Lieutenant Chauncy M. Cossitt, the quartermaster at Fort Lyon, was always short on horseflesh. Before the battle, Lt. D. Perry Elliot, the quartermaster of the Third Colorado, jokingly told Cossitt they had “to have a fight in order to get even on their stores.” When the captured San Creek ponies were brought in, it was like manna from heaven. Cossitt counted 450 head. Before they were officially turned over to the post quartermaster, however, some of Lieutenant Autobees’s men drove a portion of the herd up the Arkansas River. Thus, only 327 were turned over to Cossitt at Fort Lyon. Lieutenant Henry H. Hewitt of Company I, Third Colorado, was sent to retrieve the horses that had been cut from the captured herd. He found them at Autobees’s ranch and surrounded the corral, but soldiers there told Hewitt they had driven off the stock during the battle under Autobees’ orders, and both Chivington and Shoup knew it.

Hewitt had little choice but to arrest the men and took them back to Fort Lyon in an effort to sort through the mess. When Hewitt reached the post about December 9, he learned that more stock had been driven off to the Cimarron River. When Chivington arrived the next day, Hewitt reported to him to clarify the situation.

“You have done perfectly right,” Chivington told him. “I am glad you did it; the men had no authority from myself or Colonel Shoup to drive the stock off when they did.” Autobees, he explained, was only authorized to drive the horses back to Fort Lyon. Chivington added that “it was a scandal, that while the troops were fighting the Indians, some scoundrels should shrink to plunder.” Later, at the military tribunal, these missing horses were used as a vehicle to further discredit Chivington, although his attempted disposition of the stock was quite legitimate.3

* * *

Word of Sand Creek fight broke in the Rocky Mountain News on December 8. The “whipping” of the Indians was the “chief subject of comment and glorification” in the town.

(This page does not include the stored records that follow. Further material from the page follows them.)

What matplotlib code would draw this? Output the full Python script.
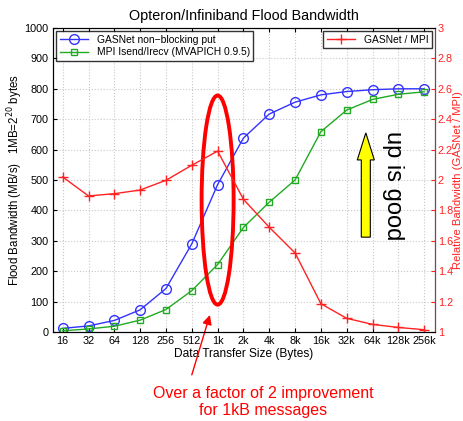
import numpy as np
import matplotlib.pyplot as plt
from matplotlib.patches import Ellipse, FancyArrow

plt.rcParams['font.family'] = ['Liberation Sans', 'DejaVu Sans']

sizes = ['16', '32', '64', '128', '256', '512', '1k', '2k', '4k', '8k',
         '16k', '32k', '64k', '128k', '256k']
gasnet = [12, 20, 38, 73, 143, 290, 485, 638, 717, 756, 780, 791, 797, 800, 800]
mpi = [4, 10, 19, 39, 74, 136, 222, 344, 427, 500, 659, 730, 765, 782, 790]
ratio = [2.02, 1.895, 1.91, 1.934, 1.998, 2.097, 2.19, 1.873, 1.689, 1.52,
         1.186, 1.09, 1.05, 1.03, 1.015]

x = np.arange(len(sizes))

fig = plt.figure(figsize=(4.64, 4.21), dpi=100)
ax = fig.add_axes([0.114, 0.2114, 0.8235, 0.7221])
ax2 = ax.twinx()

l1, = ax.plot(x, gasnet, '-o', color='#3333ff', mfc='none', ms=7, lw=1,
              label='GASNet non\u2212blocking put')
l2, = ax.plot(x, mpi, '-s', color='#22aa22', mfc='none', ms=5, lw=1,
              label='MPI Isend/Irecv (MVAPICH 0.9.5)')
l3, = ax2.plot(x, ratio, '-+', color='#ff2222', ms=7, lw=1,
               label='GASNet / MPI')

ax.set_xlim(-0.38, len(sizes) - 1 + 0.42)
ax.set_ylim(0, 1000)
ax.set_yticks(np.arange(0, 1001, 100))
ax.set_xticks(x)
ax.set_xticklabels(sizes)
ax2.set_ylim(1, 3)
ax2.set_yticks(np.arange(1, 3.01, 0.2))
ax2.set_yticklabels(['1', '1.2', '1.4', '1.6', '1.8', '2', '2.2', '2.4', '2.6', '2.8', '3'])

ax.grid(True, linestyle=':', color='#c8c8c8', lw=0.8)
ax.tick_params(direction='in', labelsize=7.8, top=True, length=3, pad=3)
ax2.tick_params(direction='in', labelsize=7.8, colors='#ff2222', length=3, pad=2)
ax2.spines['right'].set_color('#aa3333')

ax.set_title('Opteron/Infiniband Flood Bandwidth', fontsize=10.4, pad=6)
ax.set_xlabel('Data Transfer Size (Bytes)', fontsize=8.6, labelpad=1)
ax.set_ylabel('Flood Bandwidth (MB/s)   1MB=2$^{20}$ bytes', fontsize=8.3,
              labelpad=0)
ax2.set_ylabel('Relative Bandwidth (GASNet / MPI)', fontsize=8.1,
               color='#ff2222', labelpad=0)

ax.legend(handles=[l1, l2], loc='upper left', fontsize=7.4,
          fancybox=False, edgecolor='black', borderaxespad=0.3,
          handlelength=2.8, borderpad=0.35, labelspacing=0.25)
ax2.legend(handles=[l3], loc='upper right', fontsize=7.4, fancybox=False,
           edgecolor='black', borderaxespad=0.3, handlelength=2.8,
           borderpad=0.35)

# red ellipse around the 1k point
ax.add_patch(Ellipse((6, 434), 1.24, 688, fill=False, edgecolor='red', lw=2.8,
                     zorder=5))

# yellow "up is good" arrow
ax.add_patch(FancyArrow(11.74, 312, 0, 343, width=0.35, head_width=0.66,
                        head_length=89, length_includes_head=True,
                        facecolor='yellow', edgecolor='black', lw=0.8, zorder=5))
ax.text(12.79, 480, 'up is good', rotation=270, fontsize=17, ha='center',
        va='center')

# annotation below the chart
fig.text(0.567, 0.008, 'Over a factor of 2 improvement\nfor 1kB messages',
         color='red', fontsize=11.5, ha='center', va='bottom', linespacing=1.13)
ax.annotate('', xy=(5.70, 56), xytext=(5.0, -141), xycoords='data',
            arrowprops=dict(arrowstyle='-|>', color='red', lw=1,
                            mutation_scale=14, shrinkA=0, shrinkB=0),
            annotation_clip=False)

fig.savefig('out.png', dpi=100)
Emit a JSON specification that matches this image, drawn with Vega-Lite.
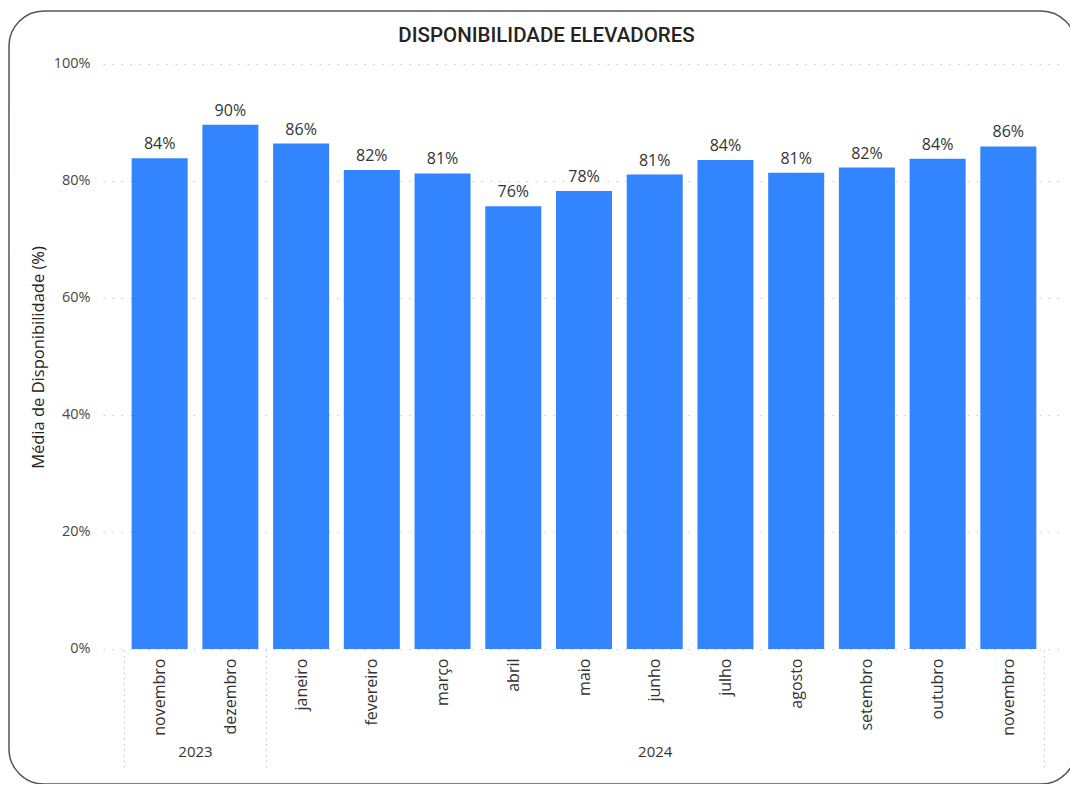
{
  "$schema": "https://vega.github.io/schema/vega-lite/v6.json",
  "width": 1067,
  "height": 773,
  "autosize": "none",
  "padding": {"left": 9, "top": 11, "right": 0, "bottom": 0},
  "background": "white",
  "config": {
    "view": {"stroke": "#555555", "strokeWidth": 1.5, "cornerRadius": 35},
    "font": "Open Sans"
  },
  "title": {
    "text": "DISPONIBILIDADE ELEVADORES",
    "font": "Roboto",
    "fontWeight": 500,
    "fontSize": 20.5,
    "color": "#252423",
    "anchor": "middle",
    "baseline": "alphabetic",
    "offset": -51,
    "dx": 4
  },
  "data": {
    "values": [
      {"periodo": "2023-11", "mes": "novembro", "ano": "2023", "valor": 0.839},
      {"periodo": "2023-12", "mes": "dezembro", "ano": "2023", "valor": 0.896},
      {"periodo": "2024-01", "mes": "janeiro", "ano": "2024", "valor": 0.864},
      {"periodo": "2024-02", "mes": "fevereiro", "ano": "2024", "valor": 0.819},
      {"periodo": "2024-03", "mes": "março", "ano": "2024", "valor": 0.813},
      {"periodo": "2024-04", "mes": "abril", "ano": "2024", "valor": 0.757},
      {"periodo": "2024-05", "mes": "maio", "ano": "2024", "valor": 0.783},
      {"periodo": "2024-06", "mes": "junho", "ano": "2024", "valor": 0.811},
      {"periodo": "2024-07", "mes": "julho", "ano": "2024", "valor": 0.836},
      {"periodo": "2024-08", "mes": "agosto", "ano": "2024", "valor": 0.814},
      {"periodo": "2024-09", "mes": "setembro", "ano": "2024", "valor": 0.823},
      {"periodo": "2024-10", "mes": "outubro", "ano": "2024", "valor": 0.838},
      {"periodo": "2024-11", "mes": "novembro", "ano": "2024", "valor": 0.859}
    ]
  },
  "layer": [
    {
      "mark": {"type": "bar", "color": "#3385FF"},
      "encoding": {
        "x": {
          "field": "periodo",
          "type": "ordinal",
          "scale": {"range": [115.3, 1034.7], "paddingInner": 0.208, "paddingOuter": 0.104, "align": 0.5},
          "axis": {
            "orient": "bottom",
            "offset": -134,
            "title": null,
            "domain": false,
            "ticks": true,
            "bandPosition": 1,
            "tickOffset": 7.36,
            "tickSize": 118,
            "tickDash": [1.5, 4],
            "tickColor": "#C8C6C4",
            "tickOpacity": {"condition": {"test": "datum.value == '2024-11'", "value": 1}, "value": 0},
            "labelOffset": -7.36,
            "labelAngle": -90,
            "labelAlign": "right",
            "labelBaseline": "middle",
            "labelPadding": -110,
            "labelFontSize": 16,
            "labelColor": "#333333",
            "labelFont": "Open Sans",
            "labelOverlap": false,
            "labelBound": false,
            "labelExpr": "['janeiro','fevereiro','março','abril','maio','junho','julho','agosto','setembro','outubro','novembro','dezembro'][toNumber(slice(datum.value,5,7))-1]"
          }
        },
        "y": {
          "field": "valor",
          "type": "quantitative",
          "scale": {"domain": [-0.2308, 1.0906], "nice": false, "zero": false},
          "axis": {
            "offset": -94,
            "values": [0, 0.2, 0.4, 0.6, 0.8, 1],
            "format": ".0%",
            "grid": false,
            "domain": false,
            "ticks": true,
            "tickSize": -959,
            "tickDash": [1.5, 7.5],
            "tickColor": "#C8C6C4",
            "tickWidth": 1,
            "labelPadding": 972,
            "labelFontSize": 14.5,
            "labelColor": "#4A4846",
            "labelFont": "Open Sans",
            "title": "Média de Disponibilidade (%)",
            "titleFont": "Open Sans",
            "titleFontSize": 16.5,
            "titleFontWeight": "normal",
            "titleColor": "#252423",
            "titleX": -65,
            "titleY": 346,
            "titleAngle": 270,
            "titleAlign": "center",
            "titleBaseline": "middle"
          }
        },
        "y2": {"datum": 0}
      }
    },
    {
      "mark": {"type": "text", "baseline": "alphabetic", "dy": -9, "fontSize": 16, "color": "#333333", "font": "Open Sans"},
      "encoding": {
        "x": {
          "field": "periodo",
          "type": "ordinal",
          "axis": {
            "orient": "bottom",
            "offset": -134,
            "title": null,
            "domain": false,
            "ticks": true,
            "bandPosition": 0,
            "tickOffset": -7.36,
            "tickSize": 118,
            "tickDash": [1.5, 4],
            "tickColor": "#C8C6C4",
            "tickOpacity": {"condition": {"test": "datum.value == '2023-11' || datum.value == '2024-01'", "value": 1}, "value": 0},
            "labelAngle": 0,
            "labelAlign": "center",
            "labelBaseline": "top",
            "labelPadding": -24,
            "labelFontSize": 15,
            "labelColor": "#333333",
            "labelFont": "Open Sans",
            "labelOverlap": false,
            "labelBound": false,
            "labelFlush": false,
            "labelOffset": {"expr": "datum.value == '2023-11' ? 42.72 : 7.36"},
            "labelExpr": "datum.value == '2023-11' ? '2023' : datum.value == '2024-06' ? '2024' : ''"
          }
        },
        "y": {"field": "valor", "type": "quantitative"},
        "text": {"field": "valor", "type": "quantitative", "format": ".0%"}
      }
    }
  ],
  "resolve": {"axis": {"x": "independent"}}
}
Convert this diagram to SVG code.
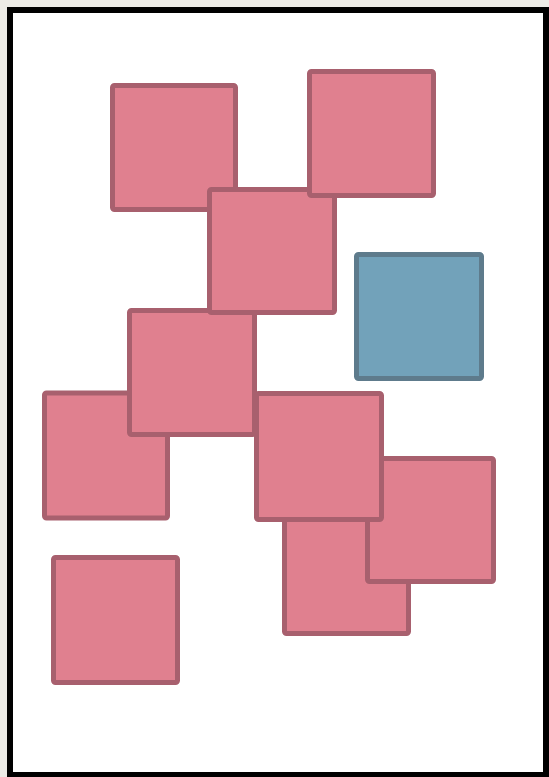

The Rocky Mountain News gloated that the local Colorado boys had “collectively ‘cleaned out’ the confederated savages of Sand Creek, have won for themselves and their commanders, from Colonel down to corporal, the eternal gratitude of dwellers on these plains.” As the troops marched back to Denver, the papers daily spilled forth with additional bits of news about the fight, all couched in grandiloquent terms. “Among the brilliant feats of arms in Indian warfare,” editorialized the Rocky Mountain News on December 17, “harkened, the recent campaign of our Colorado volunteers will stand in history with few rivals and none to exceed it in final results.” Ironically, the statement would prove to be both very right wrong, and very wrong.

On December 22, the Third Colorado rode victoriously into Denver. According to the Rocky Mountain News, Chivington, Shoup, Bowen, Sayr, and “the rank and file of the ‘bloody Thirdsters’ made a most imposing procession,” with all observers “expressing their admiration for the gallant boys.” The stories were pouring in, continued the paper, and “there’s no exaggeration in stating that no two men give the same version of the big battle, and, of the stories of a score of them, there ain’t three alike, respecting the minutiae of the great glorious victory.” On Christmas Day, Major Sayr recorded in his diary: “In camp—None of our Regiment mustered out yet—Some of the boys trying to have a Merry Christmas by getting drunk.”

It was a fine old time for all, at least until the 29th of that month, when the Rocky Mountain News ran a short and disturbing snippet: “Washington, Dec. 28—The affair at Fort Lyon, Colorado, in which Colonel Chivington destroyed a large Indian village and all its inhabitants, is to be made the subject of a Congressional investigation. Letters received from high officials in Colorado say that the Indians were killed after surrendering, and that a large proportion of them were women and children.”

The news exploded on the scene like a bombshell. Who were the “high officials” who claimed that friendly Indians had surrendered before being killed? These officials may believe the Indians were friendly, the paper editorialized, “but the mass of our people ‘can’t see it.’” Possibly those white scalps found in the lodges “were taken in a friendly, playful manner,” continued the sarcastic editorial, but they certainly weren’t taken from the heads of the wives or daughters of those “high officials.”

Many citizens welcomed an investigation to prove that the actions undertaken by the volunteers were justified. The Rocky Mountain News begged the Congressional Committee to come forth, but the paper also warned the committee members that they had better “get their scalps insured before they pass Plum Creek on their way out.” On the last day of 1864, the News speculated again about the “contemptibly mean” people who would drag Colorado down to further their own political ambitions or line their own pockets with money. These men did not care for peace, or for Colorado’s security, or for the lives of defenseless citizens, carped the paper. Instead, they spread malicious lies “Solely and simply to vent their spite upon two or three men against whom they have personal animosities, or whose power and popularity they envy and fear.”

The editorial ended with these words: “Let the investigations go on.”4

1 Coffin, Sand Creek, 37-38; Howbert, Indians of Pike’s Peak, 111-12; “Massacre of Cheyenne Indians,” 108; Anthony to Chivington, December 1, 1864, OR 41, pt. 1, 952.

2 Perrigo, “Sayr’s Diary,” 56; Breakenridge, Helldorado, 58-59; Howbert, Indians of Pike’s Peak, 113. These statements contrast with what Major Anthony wrote to his brother on December 23, when he was trying to emphasize that they could have attacked all the Indians, not just those on Sand Creek. According to Anthony, the weather was “delightful,” and “I did not wear my overcoat two days during the whole trip, and all my bedding stolen besides.” Scott J. Anthony Papers [what is this a reference to?]

3 “Sand Creek Massacre,” 153-54, 200-01.

4 Perrigo, “Sayr’s Diary,” 56-57; Williams, Through the News, 269, 280, 291, 299, 300, 304-05, 317-20, 323-24.